**What is required**
Print, word for word, the opening line of the data below and every line after it through the line that contains "const yTicksC = [10,10.5,11,11.5,12,12.5,13];", but not the pictures.
►
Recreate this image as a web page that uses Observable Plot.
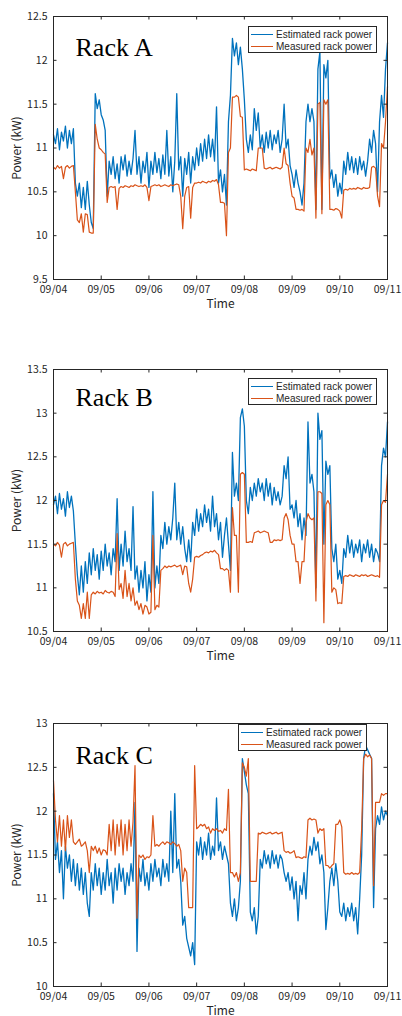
<!DOCTYPE html>
<html><head><meta charset="utf-8">
<script src="https://cdn.jsdelivr.net/npm/d3@7"></script>
<script src="https://cdn.jsdelivr.net/npm/@observablehq/plot@0.6"></script>
<style>
body{margin:0;background:#fff;}
#root{position:relative;width:402px;height:1016px;overflow:hidden;background:#fff;}
.panel{position:absolute;left:0;}
.legend{position:absolute;width:129px;height:27px;border:1px solid #262626;background:#fff;box-sizing:border-box;font:10px "Liberation Sans",Arial,sans-serif;color:#262626;}
.legend .row{position:absolute;left:2px;height:12px;display:flex;align-items:center;white-space:nowrap;}
.legend .sw{display:inline-block;width:22px;height:0;border-top:1.3px solid;margin-right:3px;}
</style></head><body><div id="root"></div><script>
// ---- data (hourly readings, 09/04 00:00 .. 09/11 00:00) ----
const dayLabels = ["09/04","09/05","09/06","09/07","09/08","09/09","09/10","09/11"];
const seriesNames = ["Estimated rack power","Measured rack power"];
const rackTitles = ["Rack A","Rack B","Rack C"];
const yTicksA = [9.5,10,10.5,11,11.5,12,12.5];
const yTicksB = [10.5,11,11.5,12,12.5,13,13.5];
const yTicksC = [10,10.5,11,11.5,12,12.5,13];

const estA = [
11.15,11.05,11.22,10.98,11.18,11.08,11.25,11.0,11.2,11.05,11.22,10.6,
10.45,10.6,10.32,10.55,10.3,10.62,10.35,10.15,10.08,11.62,11.45,11.55,
11.38,11.32,11.2,10.45,10.85,10.7,10.9,10.65,10.82,10.6,10.9,10.75,
10.92,10.68,10.85,10.7,10.88,11.2,10.7,10.9,10.6,10.85,10.72,10.95,
10.55,10.85,10.7,10.95,10.72,10.88,10.65,10.92,10.7,11.2,10.68,10.9,
10.5,10.85,11.62,10.75,10.9,10.45,10.88,10.7,10.95,10.6,10.9,10.75,
11.0,10.8,11.05,10.85,11.1,10.88,11.15,10.9,11.1,10.85,11.47,10.6,
10.75,10.5,10.7,10.35,11.3,11.6,12.25,12.05,12.2,11.95,12.15,11.9,
11.55,11.1,10.95,11.15,10.98,11.45,11.2,11.4,11.0,11.15,10.95,11.18,
11.0,11.2,10.98,11.15,11.05,11.2,10.95,11.1,11.5,11.0,11.1,10.8,
10.7,10.55,10.75,10.6,10.5,10.35,10.6,11.3,11.5,11.3,11.45,11.3,
10.3,11.9,12.1,10.3,11.95,11.8,12.0,10.65,10.75,10.55,10.7,10.45,
10.6,10.48,10.85,10.7,10.95,10.75,10.9,10.72,10.88,10.7,10.9,10.75,
10.85,10.68,10.85,11.1,10.95,11.2,11.05,10.5,11.3,11.6,11.35,11.9,
12.2];
const measA = [
10.78,10.76,10.8,10.77,10.79,10.65,10.78,10.8,10.77,10.79,10.8,10.5,
10.18,10.15,10.25,10.04,10.25,10.24,10.04,10.03,10.03,11.27,11.1,11.0,
10.98,10.95,10.93,10.38,10.55,10.56,10.55,10.56,10.3,10.54,10.56,10.55,
10.57,10.56,10.55,10.57,10.56,10.58,10.57,10.56,10.57,10.56,10.58,10.55,
10.4,10.56,10.57,10.58,10.57,10.58,10.56,10.57,10.58,10.57,10.56,10.58,
10.57,10.58,10.59,10.58,10.45,10.08,10.45,10.55,10.56,10.2,10.55,10.6,
10.6,10.61,10.6,10.62,10.61,10.6,10.62,10.61,10.63,10.62,10.64,10.58,
10.38,10.38,10.37,10.0,10.95,11.0,11.58,11.58,11.6,11.58,11.36,11.35,
10.75,10.76,10.75,10.74,10.76,10.75,10.74,11.0,11.0,11.0,10.77,10.76,
10.77,10.78,10.76,10.77,10.78,10.77,10.76,10.78,11.0,10.82,10.8,10.6,
10.45,10.43,10.3,10.3,10.29,10.3,10.28,11.0,10.95,11.1,10.92,11.0,
10.2,11.5,11.52,10.25,11.55,11.5,11.55,10.3,10.3,10.29,10.31,10.3,
10.28,10.2,10.52,10.53,10.52,10.54,10.53,10.54,10.53,10.55,10.54,10.53,
10.55,10.54,10.54,10.55,10.78,10.79,10.77,10.45,10.33,11.05,11.0,11.3,
11.7];

const estB = [
11.95,12.05,11.85,12.08,11.9,12.02,11.82,12.1,11.92,12.05,11.88,11.5,
11.15,10.92,11.25,10.95,11.3,11.05,11.4,11.15,11.45,11.2,11.38,11.1,
11.42,11.2,11.5,11.25,11.4,11.15,11.45,11.3,12.02,11.2,11.5,11.25,
11.65,11.3,11.45,11.2,11.93,11.1,11.25,10.95,11.2,11.0,11.3,10.85,
11.15,10.95,12.1,11.0,11.25,11.05,11.6,11.45,11.75,11.5,11.7,11.55,
11.8,12.2,11.55,11.75,11.5,11.7,11.45,11.3,11.55,11.3,11.75,11.6,
11.9,11.65,11.85,11.7,11.95,11.75,11.9,11.65,12.05,11.7,11.85,11.55,
11.75,11.35,11.6,11.8,11.5,11.2,12.55,12.05,12.2,12.0,12.95,13.05,
12.85,12.0,11.85,12.15,12.0,12.2,12.05,12.25,12.1,12.2,12.0,12.25,
12.05,12.2,11.95,12.15,12.0,12.1,11.95,12.05,12.4,12.25,12.5,11.9,
11.95,11.8,12.0,11.7,11.85,11.55,11.8,11.6,12.9,12.2,12.3,12.1,
11.0,13.0,12.7,12.8,11.5,12.45,12.3,12.4,11.45,11.3,11.5,11.1,
11.2,11.05,11.45,11.35,11.6,11.4,11.55,11.35,11.5,11.4,11.55,11.3,
11.5,11.4,11.55,11.35,11.5,11.3,11.45,11.4,11.3,12.4,12.6,12.5,
12.9];
const measB = [
11.5,11.48,11.52,11.49,11.35,11.5,11.52,11.48,11.5,11.51,11.52,11.1,
10.85,10.8,10.65,10.82,10.65,10.95,10.65,10.92,10.95,10.93,10.96,10.94,
10.95,10.93,10.97,10.95,10.94,10.96,10.95,10.9,11.62,10.98,11.05,10.88,
11.2,10.9,11.05,10.85,11.0,10.8,10.85,10.75,10.82,10.7,10.8,10.78,
10.7,10.72,11.6,10.75,10.8,10.78,11.2,11.22,11.25,11.23,11.25,11.24,
11.25,11.26,11.24,11.25,11.26,11.15,11.25,11.24,11.05,10.95,11.1,11.35,
11.36,11.35,11.37,11.38,11.4,11.41,11.4,11.42,11.41,11.43,11.4,11.38,
11.22,11.22,11.2,11.22,11.2,10.95,11.92,11.6,11.6,10.95,12.3,12.32,
12.3,11.52,11.52,11.53,11.52,11.63,11.64,11.65,11.63,11.64,11.65,11.64,
11.63,11.52,11.52,11.55,11.54,11.55,11.54,11.55,11.8,11.85,11.78,11.6,
11.5,11.5,11.3,11.3,11.05,11.3,11.3,11.75,11.85,11.8,11.78,11.8,
10.85,12.1,12.1,12.08,10.6,11.95,12.0,11.95,10.95,11.0,10.98,10.82,
10.83,10.82,11.13,11.14,11.13,11.15,11.14,11.13,11.15,11.14,11.13,11.15,
11.14,11.15,11.13,11.14,11.15,11.14,11.13,11.14,11.12,11.95,12.0,11.98,
12.3];

const estC = [
12.2,11.45,11.65,11.3,11.55,11.0,11.6,11.35,11.5,11.2,11.45,11.15,
11.4,11.1,11.35,11.05,11.3,10.95,10.8,11.3,11.1,11.4,11.15,11.35,
11.05,11.3,11.1,11.45,11.15,11.3,10.95,11.35,11.1,11.4,11.2,11.35,
11.05,11.3,11.15,11.4,11.2,12.1,10.4,11.35,11.2,11.45,11.15,11.3,
11.1,11.4,11.2,11.45,11.25,11.35,11.15,11.45,11.25,11.4,11.2,12.0,
11.3,12.2,11.35,11.45,11.2,10.7,10.8,10.55,10.45,10.35,10.5,10.25,
11.65,11.5,11.7,11.45,11.65,11.5,11.75,11.45,11.6,11.5,12.15,11.55,
11.65,11.45,11.6,11.5,11.4,10.95,10.8,11.0,10.75,10.9,11.2,12.6,
12.45,12.3,12.2,10.85,10.75,10.9,10.6,10.8,11.45,11.35,11.55,11.4,
11.5,11.35,11.55,11.4,11.5,11.35,11.5,11.45,11.3,11.2,11.3,11.1,
11.25,11.0,11.2,10.75,11.15,11.05,11.3,11.0,11.45,11.6,11.5,11.7,
11.55,11.65,11.4,11.5,11.3,10.65,10.9,11.2,11.35,11.15,11.4,11.2,
10.85,10.8,10.95,10.75,10.9,10.8,10.95,10.75,10.9,10.6,11.0,11.5,
12.6,12.75,12.7,12.65,12.6,10.9,11.8,11.95,11.85,12.05,11.9,12.0,
11.95];
const measC = [
12.35,11.9,11.65,11.95,11.6,11.9,11.55,11.95,11.7,11.9,11.65,11.62,
11.65,11.68,11.6,11.62,11.65,11.55,11.3,11.6,11.55,11.6,11.52,11.58,
11.5,11.56,11.55,11.5,11.85,11.55,11.9,11.5,11.85,11.6,11.9,11.5,
11.85,11.55,11.9,11.6,11.88,12.52,10.78,11.5,11.47,11.5,11.45,11.48,
11.47,11.5,11.95,11.6,11.62,11.6,11.63,11.65,11.62,11.65,11.64,11.62,
11.65,11.63,11.6,11.62,11.55,11.2,11.35,11.3,10.9,10.9,10.9,12.52,
11.8,11.82,11.85,11.83,11.85,11.8,11.82,11.75,11.8,11.78,11.8,11.77,
11.78,11.75,11.8,11.78,12.25,11.3,11.3,11.25,11.3,11.2,11.3,12.55,
12.5,12.4,12.6,11.2,11.2,11.2,11.2,11.75,11.74,11.76,11.75,11.74,
11.75,11.76,11.74,11.75,11.76,11.74,11.75,11.76,11.55,11.53,11.54,11.52,
11.53,11.55,11.47,11.48,11.47,11.46,11.48,11.47,11.9,11.92,11.9,11.91,
11.9,11.75,11.8,11.78,11.8,11.38,11.38,11.35,11.38,11.4,11.85,11.85,
11.9,11.82,11.3,11.28,11.29,11.28,11.3,11.28,11.29,11.28,11.3,11.8,
12.6,12.65,12.62,12.64,12.6,11.15,12.1,12.1,12.1,12.2,12.18,12.2,
12.2];

// ---- rendering ----
const YEAR = 2019;
const dayDates = dayLabels.map(s => { const [m, d] = s.split("/"); return new Date(Date.UTC(YEAR, +m - 1, +d)); });
const t0 = +dayDates[0];
const toRows = arr => arr.map((v, i) => ({t: new Date(t0 + i * 3600e3), v}));
const BLUE = "#0072BD", ORANGE = "#D95319", AX = "#262626";
const W = 402, ML = 53, MR = 15;

const panels = [
  {est: estA, meas: measA, title: rackTitles[0], yTicks: yTicksA, top: 0, height: 350, mt: 16, mb: 71, tdy: 39, leg: [248, 26]},
  {est: estB, meas: measB, title: rackTitles[1], yTicks: yTicksB, top: 350, height: 350, mt: 19, mb: 69, tdy: 36, leg: [248, 378]},
  {est: estC, meas: measC, title: rackTitles[2], yTicks: yTicksC, top: 700, height: 316, mt: 23, mb: 30, tdy: 40, leg: [238, 724]}
];
const root = document.getElementById("root");
for (const p of panels) {
  const pw = W - ML - MR, ph = p.height - p.mt - p.mb;
  const yDom = [p.yTicks[0], p.yTicks[p.yTicks.length - 1]];
  const chart = Plot.plot({
    width: W, height: p.height,
    marginLeft: ML, marginRight: MR, marginTop: p.mt, marginBottom: p.mb,
    style: {fontFamily: "'Noto Sans CJK JP','Liberation Sans',sans-serif", fontSize: "10.5px", color: AX, background: "white", overflow: "visible"},
    x: {type: "utc", domain: [dayDates[0], dayDates[dayDates.length - 1]]},
    y: {domain: yDom},
    marks: [
      Plot.lineY(toRows(p.est), {x: "t", y: "v", stroke: BLUE, strokeWidth: 1.3}),
      Plot.lineY(toRows(p.meas), {x: "t", y: "v", stroke: ORANGE, strokeWidth: 1.2}),
      Plot.frame({stroke: AX, strokeWidth: 1}),
      Plot.tickY(p.yTicks, {y: d => d, insetRight: pw - 3.5, stroke: AX}),
      Plot.tickY(p.yTicks, {y: d => d, insetLeft: pw - 3.5, stroke: AX}),
      Plot.tickX(dayDates, {x: d => d, insetTop: ph - 3.5, stroke: AX}),
      Plot.tickX(dayDates, {x: d => d, insetBottom: ph - 3.5, stroke: AX}),
      Plot.axisY(p.yTicks, {tickSize: 0, tickPadding: 6, label: null, tickFormat: d => String(d)}),
      Plot.axisX(dayDates, {tickSize: 0, tickPadding: 6, label: null, tickFormat: d3.utcFormat("%m/%d"), style: {letterSpacing: "0.4px"}}),
      Plot.text(["Time"], {frameAnchor: "bottom", dy: 25, lineAnchor: "middle", fontSize: 12, fill: AX}),
      Plot.text(["Power (kW)"], {frameAnchor: "left", dx: -36, rotate: -90, lineAnchor: "middle", textAnchor: "middle", fontSize: 12, fill: AX}),
      Plot.text([p.title], {frameAnchor: "top-left", dx: 22, dy: p.tdy, lineAnchor: "bottom", textAnchor: "start", fontFamily: "'Liberation Serif','Times New Roman',serif", fontSize: 26, fill: "black"})
    ]
  });
  const wrap = document.createElement("div");
  wrap.className = "panel";
  wrap.style.top = p.top + "px";
  wrap.appendChild(chart);
  root.appendChild(wrap);

  const leg = document.createElement("div");
  leg.className = "legend";
  leg.style.left = p.leg[0] + "px";
  leg.style.top = p.leg[1] + "px";
  [[seriesNames[0], BLUE, 1.5], [seriesNames[1], ORANGE, 13]].forEach(([name, col, y]) => {
    const row = document.createElement("div");
    row.className = "row";
    row.style.top = y + "px";
    const sw = document.createElement("span");
    sw.className = "sw";
    sw.style.borderColor = col;
    row.appendChild(sw);
    row.appendChild(document.createTextNode(name));
    leg.appendChild(row);
  });
  root.appendChild(leg);
}
</script></body></html>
◄
**Solution to this task**
Recreate this image as a web page that uses Observable Plot.
<!DOCTYPE html>
<html><head><meta charset="utf-8">
<script src="https://cdn.jsdelivr.net/npm/d3@7"></script>
<script src="https://cdn.jsdelivr.net/npm/@observablehq/plot@0.6"></script>
<style>
body{margin:0;background:#fff;}
#root{position:relative;width:402px;height:1016px;overflow:hidden;background:#fff;}
.panel{position:absolute;left:0;}
.legend{position:absolute;width:129px;height:27px;border:1px solid #262626;background:#fff;box-sizing:border-box;font:10px "Liberation Sans",Arial,sans-serif;color:#262626;}
.legend .row{position:absolute;left:2px;height:12px;display:flex;align-items:center;white-space:nowrap;}
.legend .sw{display:inline-block;width:22px;height:0;border-top:1.3px solid;margin-right:3px;}
</style></head><body><div id="root"></div><script>
// ---- data (hourly readings, 09/04 00:00 .. 09/11 00:00) ----
const dayLabels = ["09/04","09/05","09/06","09/07","09/08","09/09","09/10","09/11"];
const seriesNames = ["Estimated rack power","Measured rack power"];
const rackTitles = ["Rack A","Rack B","Rack C"];
const yTicksA = [9.5,10,10.5,11,11.5,12,12.5];
const yTicksB = [10.5,11,11.5,12,12.5,13,13.5];
const yTicksC = [10,10.5,11,11.5,12,12.5,13];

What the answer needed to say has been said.